Этим длинным вступлением Аредаков подвел публику к нехитрой мысли о том, что ставить театр в зависимость от некоего художественного совета (в который будут входить кто – чиновники от министерства культуры?) – означает медленно театр убивать. Ведь принимать решения о том, что и как будет ставиться, должны специалисты, люди любящие и понимающие театр.
– Однажды мы сдавали на комиссию вполне идеологический выдержанный спектакль о тружениках раз пять, – вспомнил Аредаков годы советской цензуры. – И люди, которые совсем не разбирались в искусстве, цеплялись к любой мелочи. Одна из партфункционерок под конец, когда все уже было выхолощено окончательно, задалась вопросом: почему один из героев звонит по красному телефону?
Роль совета – советовать, а не принимать решения, полагает Аредаков и приводит в качестве примера худсовет своего театра – в него входят артисты, директор и художественный руководитель.
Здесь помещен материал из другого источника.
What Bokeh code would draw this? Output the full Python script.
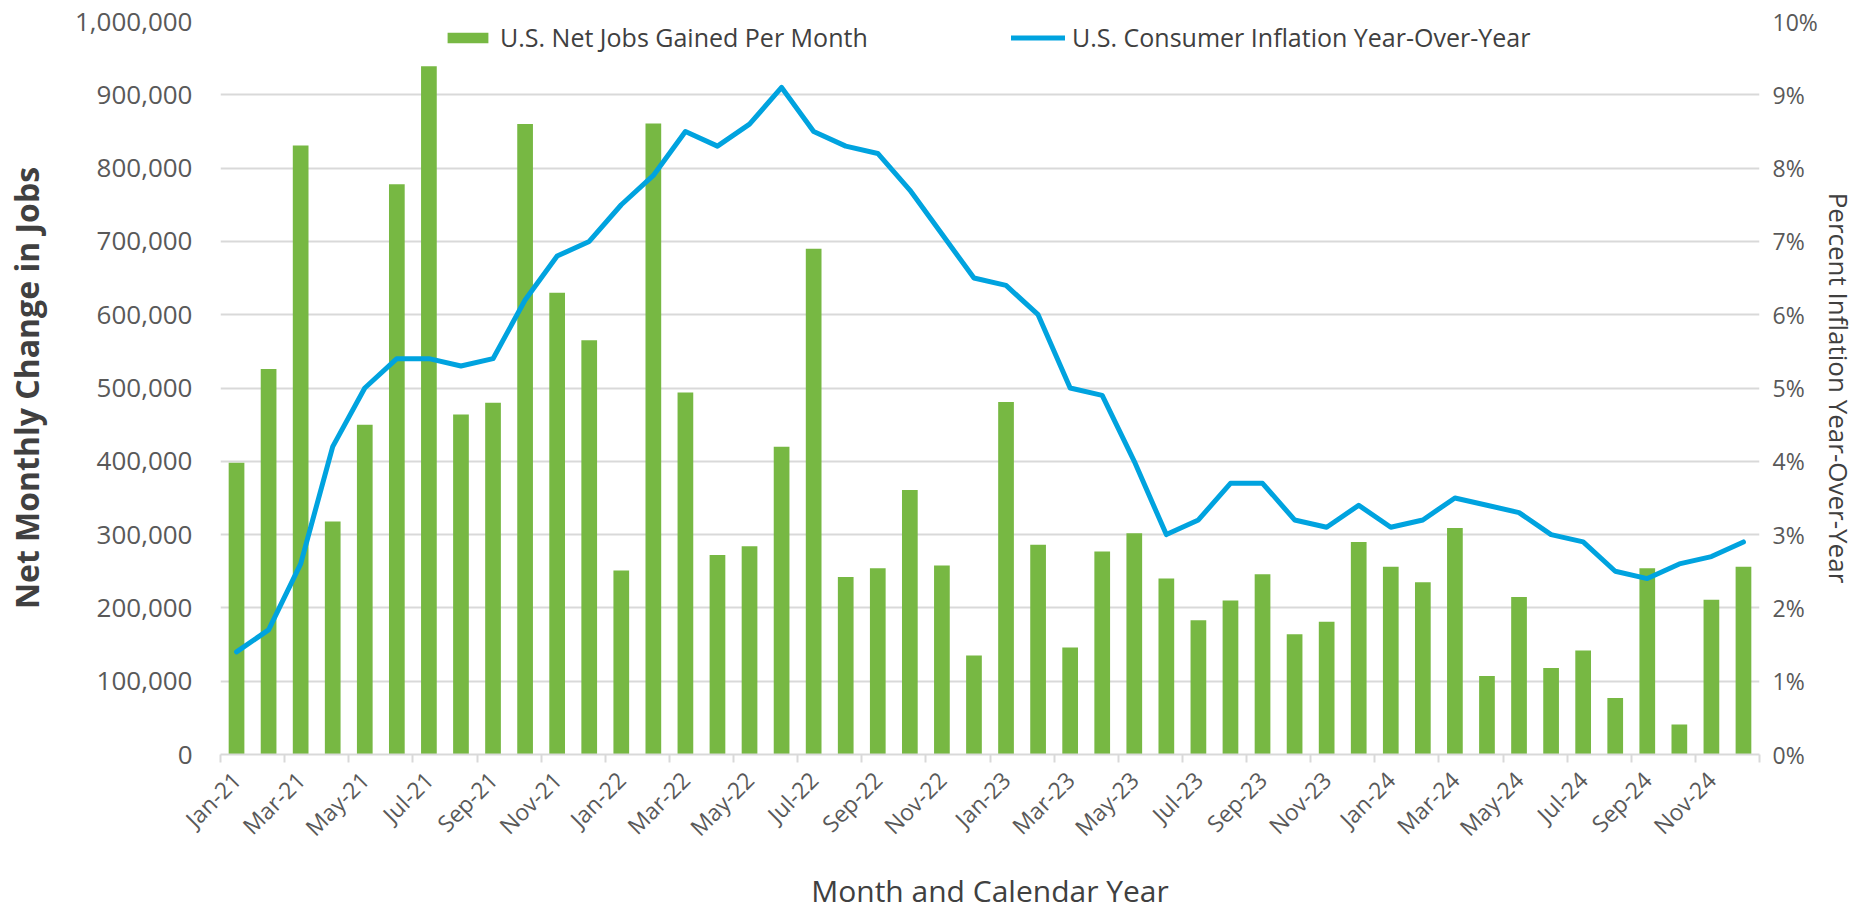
import math
from bokeh.plotting import figure
from bokeh.models import (ColumnDataSource, LinearAxis, Range1d, FixedTicker,
                          NumeralTickFormatter, PrintfTickFormatter, Legend, LegendItem)
from bokeh.embed import file_html
from bokeh.resources import INLINE

months = [f"{m}-{y}" for y in ["21", "22", "23", "24"]
          for m in ["Jan", "Feb", "Mar", "Apr", "May", "Jun",
                    "Jul", "Aug", "Sep", "Oct", "Nov", "Dec"]]

jobs = [398000, 526000, 831000, 318000, 450000, 778000, 939000, 464000, 480000, 860000, 630000, 565000,
        251000, 861000, 494000, 272000, 284000, 420000, 690000, 242000, 254000, 361000, 258000, 135000,
        481000, 286000, 146000, 277000, 302000, 240000, 183000, 210000, 246000, 164000, 181000, 290000,
        256000, 235000, 309000, 107000, 215000, 118000, 142000, 77000, 254000, 41000, 211000, 256000]

inflation = [1.4, 1.7, 2.6, 4.2, 5.0, 5.4, 5.4, 5.3, 5.4, 6.2, 6.8, 7.0,
             7.5, 7.9, 8.5, 8.3, 8.6, 9.1, 8.5, 8.3, 8.2, 7.7, 7.1, 6.5,
             6.4, 6.0, 5.0, 4.9, 4.0, 3.0, 3.2, 3.7, 3.7, 3.2, 3.1, 3.4,
             3.1, 3.2, 3.5, 3.4, 3.3, 3.0, 2.9, 2.5, 2.4, 2.6, 2.7, 2.9]

bar_label = "U.S. Net Jobs Gained Per Month"
line_label = "U.S. Consumer Inflation Year-Over-Year"

FONT = "Open Sans"
GREEN = "#77B843"
BLUE = "#00A3DF"
GRID = "#D9D9D9"
TICK = "#595959"
TITLE = "#404040"

idx = list(range(len(months)))
src = ColumnDataSource(dict(x=idx, jobs=jobs, infl=inflation, m=months))

p = figure(width=1859, height=916, output_backend="svg", toolbar_location=None,
           x_range=Range1d(-0.5, len(months) - 0.5), y_range=Range1d(0, 1000000),
           min_border_left=220, min_border_right=100, min_border_top=21, min_border_bottom=162)
p.extra_y_ranges = {"pct": Range1d(0, 10)}
p.outline_line_color = None
p.background_fill_color = "white"
p.border_fill_color = "white"

bars = p.vbar(x="x", top="jobs", width=0.49, source=src, fill_color=GREEN, line_color=None)
line = p.line(x="x", y="infl", source=src, y_range_name="pct", line_color=BLUE,
              line_width=5, line_join="round", line_cap="round")

# x axis
xa = p.xaxis[0]
xa.ticker = FixedTicker(ticks=list(range(0, len(months), 2)),
                        minor_ticks=[i - 0.5 for i in range(0, len(months) + 1, 2)])
xa.major_label_overrides = {i: months[i] for i in range(0, len(months), 2)}
xa.major_label_orientation = math.pi / 4
xa.major_tick_line_color = None
xa.minor_tick_line_color = GRID
xa.minor_tick_line_width = 2
xa.minor_tick_out = 8
xa.minor_tick_in = 0
xa.axis_line_color = GRID
xa.axis_line_width = 2
xa.major_label_text_font = FONT
xa.major_label_text_font_size = "23px"
xa.major_label_text_color = TICK
xa.major_label_standoff = 13
xa.axis_label = "Month and Calendar Year"
xa.axis_label_text_font = FONT
xa.axis_label_text_font_size = "30px"
xa.axis_label_text_font_style = "normal"
xa.axis_label_text_color = TITLE
xa.axis_label_standoff = 13

# left axis
ya = p.yaxis[0]
ya.ticker = FixedTicker(ticks=list(range(0, 1000001, 100000)))
ya.formatter = NumeralTickFormatter(format="0,0")
ya.axis_line_color = None
ya.major_tick_line_color = None
ya.minor_tick_line_color = None
ya.major_label_text_font = FONT
ya.major_label_text_font_size = "26px"
ya.major_label_text_color = TICK
ya.major_label_standoff = 22
ya.axis_label = "Net Monthly Change in Jobs"
ya.axis_label_text_font = FONT
ya.axis_label_text_font_size = "32px"
ya.axis_label_text_font_style = "bold"
ya.axis_label_text_color = TITLE
ya.axis_label_standoff = 24

# right axis
ra = LinearAxis(y_range_name="pct", ticker=FixedTicker(ticks=list(range(0, 11))),
                formatter=PrintfTickFormatter(format="%d%%"))
ra.axis_line_color = None
ra.major_tick_line_color = None
ra.minor_tick_line_color = None
ra.major_label_text_font = FONT
ra.major_label_text_font_size = "23px"
ra.major_label_text_color = TICK
ra.major_label_standoff = 7
ra.axis_label = "Percent Inflation Year-Over-Year"
ra.axis_label_text_font = FONT
ra.axis_label_text_font_size = "26px"
ra.axis_label_text_font_style = "normal"
ra.axis_label_text_color = TITLE
ra.axis_label_standoff = 0
p.add_layout(ra, "right")

p.xgrid.visible = False
p.ygrid.grid_line_color = GRID
p.ygrid.grid_line_width = 2

def make_legend(item, loc, gw):
    lg = Legend(items=[item], location=loc, orientation="horizontal",
                glyph_width=gw, glyph_height=13, label_standoff=7,
                label_text_font=FONT, label_text_font_size="25px",
                label_text_color=TITLE, label_height=28,
                padding=0, margin=0, spacing=0,
                border_line_color=None, background_fill_alpha=0)
    return lg

frame_h = 916 - 21 - 162
p.add_layout(make_legend(LegendItem(label=bar_label, renderers=[bars]), (222, frame_h - 33), 51), "center")
p.add_layout(make_legend(LegendItem(label=line_label, renderers=[line]), (791, frame_h - 33), 54), "center")

open("out.html", "w").write(file_html(p, INLINE))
– Я не лезу в финансовые дела, директор не лезет в искусство, но мы советуемся.
Под конец своего выступления Аредаков привел замечательную цитату из пьесы Бомарше «Женитьба Фигаро», которую, по его словам, цензоры вымарывали из текста при всех правителях:
«Пока я пребывал на казенных хлебах, в Мадриде была введена свободная продажа любых изделий, вплоть до изделий печатных, и что я только не имею права касаться в моих статьях власти, религии, политики, нравственности, должностных лиц, благонадежных корпораций, оперного театра, равно как и других театров, а также всех лиц, имеющих к чему-либо отношение, – обо всем же остальном я могу писать совершенно свободно под надзором двух-трех цензоров».
И добавил: так вот, чтобы у нас так не было никогда!